The regulators are not letting up on the secor. Huasheng Riji, another similar platform, was fined Rmb74 million, the highest amount to date, in March.

Beidian has not been penalised so far, but it does have more than one tier in its recruiting channel. “The company is just trying to become as large as possible before it is hit with a penalty by the regulators,” a source said. “If regulators intervene, they will just fix their business model.”

It seems that all of the social e-commerce sites are racing against time, to grow as much as possible before the regulators catch them.

Beidian has said that proceeds will be used to upgrade its supply chain. Founded in 2017, Beidian claimed 44 million members last year, already higher than Yunji. And Beidian’s monthly active users are growing at 30% a month.

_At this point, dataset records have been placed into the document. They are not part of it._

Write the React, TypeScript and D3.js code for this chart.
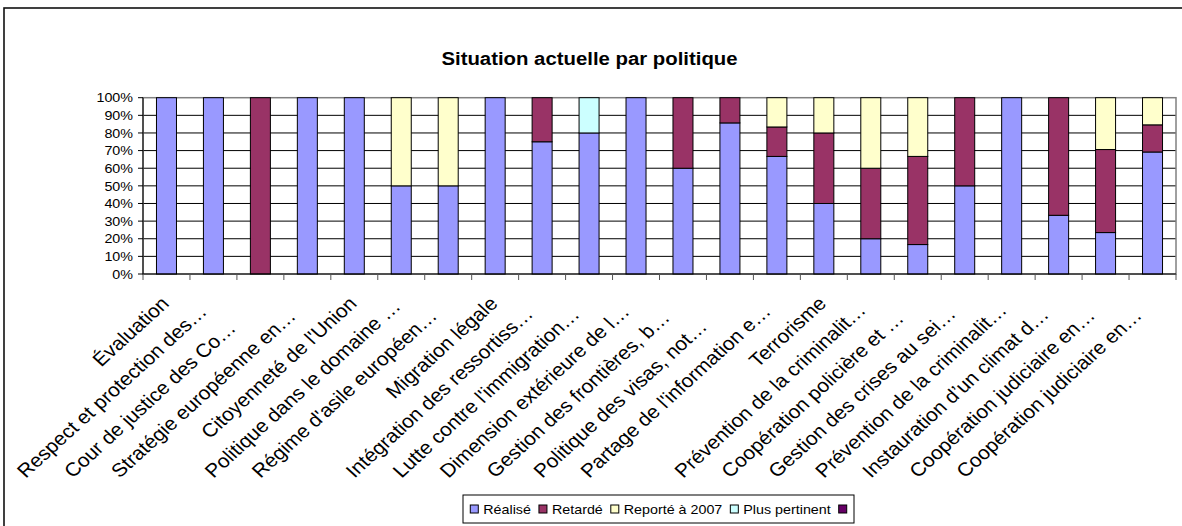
import React, { useEffect, useRef } from 'react';
import * as d3 from 'd3';

const categories = [
  'Évaluation',
  'Respect et protection des…',
  'Cour de justice des Co…',
  'Stratégie européenne en…',
  "Citoyenneté de l'Union",
  'Politique dans le domaine …',
  "Régime d'asile européen…",
  'Migration légale',
  'Intégration des ressortiss…',
  "Lutte contre l'immigration…",
  'Dimension extérieure de l…',
  'Gestion des frontières, b…',
  'Politique des visas, not…',
  "Partage de l'information e…",
  'Terrorisme',
  'Prévention de la criminalit…',
  'Coopération policière et …',
  'Gestion des crises au sei…',
  'Prévention de la criminalit…',
  'Instauration d’un climat d…',
  'Coopération judiciaire en…',
  'Coopération judiciaire en…',
];

// percentages
const realise = [100, 100, 0, 100, 100, 50, 50, 100, 75, 80, 100, 60, 85.7, 66.7, 40, 20, 16.7, 50, 100, 33.3, 23.5, 69.2];
const retarde = [0, 0, 100, 0, 0, 0, 0, 0, 25, 0, 0, 40, 14.3, 16.7, 40, 40, 50, 50, 0, 66.7, 47.1, 15.4];
const reporte = [0, 0, 0, 0, 0, 50, 50, 0, 0, 0, 0, 0, 0, 16.6, 20, 40, 33.3, 0, 0, 0, 29.4, 15.4];
const plusPertinent = [0, 0, 0, 0, 0, 0, 0, 0, 0, 20, 0, 0, 0, 0, 0, 0, 0, 0, 0, 0, 0, 0];
const sansNom = [0, 0, 0, 0, 0, 0, 0, 0, 0, 0, 0, 0, 0, 0, 0, 0, 0, 0, 0, 0, 0, 0];

const seriesNames = ['Réalisé', 'Retardé', 'Reporté à 2007', 'Plus pertinent', ''];
const seriesValues = [realise, retarde, reporte, plusPertinent, sansNom];
const seriesColors = ['#9999FF', '#993366', '#FFFFCC', '#CCFFFF', '#660066'];
const yTicks = [0, 10, 20, 30, 40, 50, 60, 70, 80, 90, 100];

const FONT = '"Liberation Sans", Arial, sans-serif';
const SX = 1.1; // the picture is stretched sideways

const App: React.FC = () => {
  const svgRef = useRef<SVGSVGElement>(null);

  useEffect(() => {
    if (!svgRef.current) return;
    const svg = d3.select(svgRef.current);
    svg.selectAll('*').remove();

    const left = 143, right = 1176, top = 97.7, bottom = 274;

    // frame
    svg.append('rect')
      .attr('x', 4).attr('y', 8)
      .attr('width', 1200).attr('height', 600)
      .attr('fill', 'white').attr('stroke', '#111').attr('stroke-width', 1.6);

    const x = d3.scaleBand<number>()
      .domain(categories.map((_, i) => i))
      .range([left, right])
      .paddingInner(0.574)
      .paddingOuter(0.287);

    const y = d3.scaleLinear().domain([0, 100]).range([bottom, top]);

    // gridlines
    svg.append('g').selectAll('line')
      .data(yTicks.slice(1, -1))
      .enter().append('line')
      .attr('x1', left).attr('x2', right)
      .attr('y1', d => y(d)).attr('y2', d => y(d))
      .attr('stroke', '#000').attr('stroke-width', 1);

    // plot border
    svg.append('rect')
      .attr('x', left).attr('y', top)
      .attr('width', right - left).attr('height', bottom - top)
      .attr('fill', 'none').attr('stroke', '#808080').attr('stroke-width', 1.5);

    // stacked bars
    const rows = categories.map((_, i) => {
      const r: Record<string, number> = { i };
      seriesNames.forEach((_, s) => { r['s' + s] = seriesValues[s][i]; });
      return r;
    });
    const stack = d3.stack<Record<string, number>>().keys(seriesNames.map((_, s) => 's' + s));
    const layers = stack(rows);

    layers.forEach((layer, s) => {
      svg.append('g').selectAll('rect')
        .data(layer.filter(d => d[1] - d[0] > 0))
        .enter().append('rect')
        .attr('x', d => x(d.data.i) as number)
        .attr('width', x.bandwidth())
        .attr('y', d => y(d[1]))
        .attr('height', d => y(d[0]) - y(d[1]))
        .attr('fill', seriesColors[s])
        .attr('stroke', '#000').attr('stroke-width', 1);
    });

    // axes
    svg.append('line')
      .attr('x1', left).attr('x2', right).attr('y1', bottom).attr('y2', bottom)
      .attr('stroke', '#000');
    svg.append('line')
      .attr('x1', left).attr('x2', left).attr('y1', top).attr('y2', bottom)
      .attr('stroke', '#000');

    const step = x.step();
    svg.append('g').selectAll('line')
      .data(d3.range(categories.length + 1))
      .enter().append('line')
      .attr('x1', d => left + d * step).attr('x2', d => left + d * step)
      .attr('y1', bottom).attr('y2', bottom + 6)
      .attr('stroke', '#555');

    svg.append('g').selectAll('line')
      .data(yTicks)
      .enter().append('line')
      .attr('x1', left - 5).attr('x2', left)
      .attr('y1', d => y(d)).attr('y2', d => y(d))
      .attr('stroke', '#000');

    svg.append('g').selectAll('text')
      .data(yTicks)
      .enter().append('text')
      .attr('transform', d => `translate(133,${y(d)}) scale(${SX},1)`)
      .attr('dy', '0.36em')
      .attr('text-anchor', 'end')
      .style('font-family', FONT)
      .style('font-size', '13px')
      .text(d => `${d}%`);

    // category labels
    const maxLen = 246;
    svg.append('g').selectAll('text')
      .data(categories.map((c, i) => ({ c, i })))
      .enter().append('text')
      .attr('transform', d => `translate(${(x(d.i) as number) + x.bandwidth() / 2 + 3.7},304.7) scale(${SX},1) rotate(-45)`)
      .attr('x', d => (d.c.endsWith('…') ? -maxLen : 0))
      .attr('text-anchor', d => (d.c.endsWith('…') ? 'start' : 'end'))
      .style('font-family', FONT)
      .style('font-size', '19px')
      .text(d => d.c);

    // title
    svg.append('text')
      .attr('transform', `translate(589.5,65) scale(${SX},1)`)
      .attr('text-anchor', 'middle')
      .style('font-family', FONT)
      .style('font-size', '18.5px')
      .style('font-weight', 'bold')
      .text('Situation actuelle par politique');

    // legend
    const lx = 463, ly = 495, lw = 391, lh = 28;
    svg.append('rect')
      .attr('x', lx).attr('y', ly).attr('width', lw).attr('height', lh)
      .attr('fill', 'white').attr('stroke', '#000').attr('stroke-width', 1);

    const lg = svg.append('g');
    const sq = 8, gapIn = 5, gapOut = 8;
    let cx = 0;
    const cy = ly + lh / 2;
    seriesNames.forEach((name, s) => {
      lg.append('rect')
        .attr('x', cx).attr('y', cy - sq / 2)
        .attr('width', sq).attr('height', sq)
        .attr('fill', seriesColors[s]).attr('stroke', '#000').attr('stroke-width', 1);
      cx += sq;
      if (name) {
        const t = lg.append('text')
          .attr('transform', `translate(${cx + gapIn},${cy}) scale(${SX},1)`)
          .attr('dy', '0.36em')
          .style('font-family', FONT)
          .style('font-size', '13px')
          .text(name);
        const w = (t.node() as SVGTextElement).getComputedTextLength() * SX;
        cx += gapIn + w + gapOut;
      }
    });
    lg.attr('transform', `translate(${lx + (lw - cx) / 2},0)`);
  }, []);

  return (
    <svg
      ref={svgRef}
      width={1182}
      height={526}
      style={{ position: 'absolute', left: 0, top: 0, background: 'white' }}
    />
  );
};

export default App;
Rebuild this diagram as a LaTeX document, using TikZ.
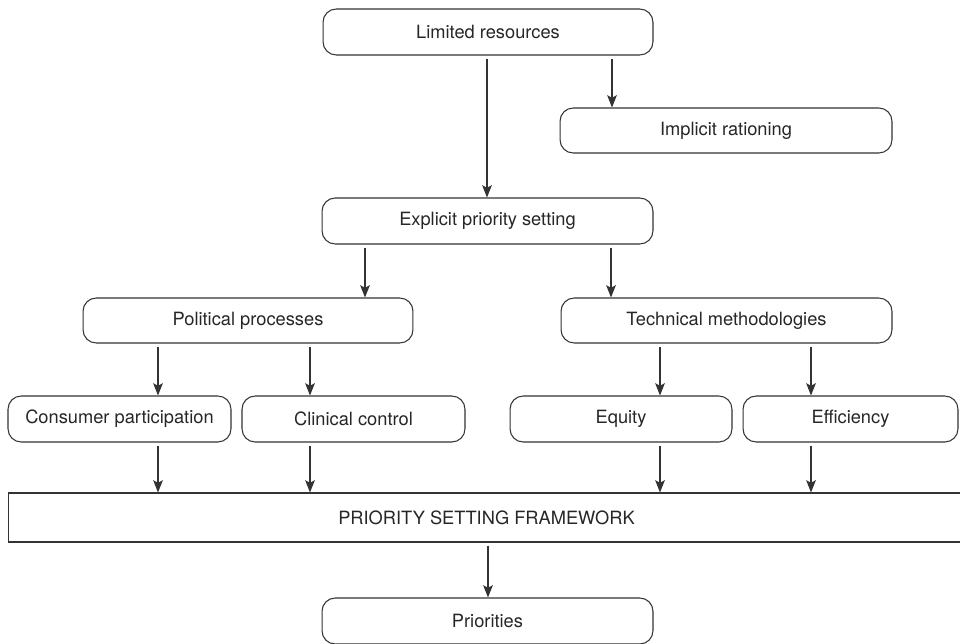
\documentclass[tikz,border=0pt]{standalone}
\usepackage{fontspec}
\setmainfont{TeX Gyre Heros}
\usetikzlibrary{arrows.meta}

\begin{document}
\begin{tikzpicture}[x=0.02cm, y=-0.02cm,
    box/.style={draw=black!80, line width=0.6pt, rounded corners=7.5pt,
        minimum height=0.92cm, inner sep=0pt, text=black!85,
        font=\fontsize{10.4}{12}\selectfont},
    frame/.style={box, rounded corners=0pt},
    arr/.style={-{Stealth[length=7pt, width=5.5pt, inset=1.5pt]},
        draw=black!80, fill=black!80, line width=0.6pt, shorten <=1.7pt}]

    \path[use as bounding box, clip] (0,0) rectangle (960,643);

    %% Rationing

    % Top level
    \node[box, minimum width=6.6cm] (lim) at (488,32) {Limited resources};
    \node[box, minimum width=6.64cm, minimum height=0.9cm] (imp) at (726,130.5) {Implicit rationing};
    \node[box, minimum width=6.62cm] (exp) at (487.5,221) {Explicit priority setting};

    % Processes
    \node[box, minimum width=6.6cm, minimum height=0.9cm] (pol) at (248,320.5) {Political processes};
    \node[box, minimum width=6.62cm, minimum height=0.9cm] (tech) at (726.5,320.5) {Technical methodologies};

    % Criteria
    \node[box, minimum width=4.46cm] (cons) at (119.5,419) {Consumer participation};
    \node[box, minimum width=4.46cm] (clin) at (353.5,419) {Clinical control};
    \node[box, minimum width=4.44cm] (equ) at (621,419) {Equity};
    \node[box, minimum width=4.3cm] (eff) at (850.5,419) {Efficiency};

    % Framework
    \node[frame, minimum width=19.14cm, minimum height=0.98cm] (psf) at (486.5,517.5) {PRIORITY SETTING FRAMEWORK};
    \node[box, minimum width=6.62cm] (prio) at (487.5,621) {Priorities};

    % Arrows
    \draw[arr] (lim.south -| 487,0) -- (exp.north -| 487,0);
    \draw[arr] (lim.south -| 612,0) -- (imp.north -| 612,0);
    \draw[arr] (exp.south -| 365,0) -- (pol.north -| 365,0);
    \draw[arr] (exp.south -| 611,0) -- (tech.north -| 611,0);
    \draw[arr] (pol.south -| 158,0) -- (cons.north -| 158,0);
    \draw[arr] (pol.south -| 310,0) -- (clin.north -| 310,0);
    \draw[arr] (tech.south -| 660,0) -- (equ.north -| 660,0);
    \draw[arr] (tech.south -| 811,0) -- (eff.north -| 811,0);
    \draw[arr] (cons.south -| 158,0) -- (psf.north -| 158,0);
    \draw[arr] (clin.south -| 310,0) -- (psf.north -| 310,0);
    \draw[arr] (equ.south -| 660,0) -- (psf.north -| 660,0);
    \draw[arr] (eff.south -| 811,0) -- (psf.north -| 811,0);
    \draw[arr] (psf.south -| 488,0) -- (prio.north -| 488,0);

\end{tikzpicture}
\end{document}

Investors are funding this business model as it has an incredibly high growth rate. “Yunji’s IPO is a successful example for early investors to exit,” said one private equity investor. “Clearly other social e-commerce platforms want to rush towards an IPO too.”

But there is always at least one voice of dissent. “Most of these social e-commerce sites make their profits from one-time purchases and increased membership,” said another private equity investor. “They don’t get to the heart of what 'social' really means.”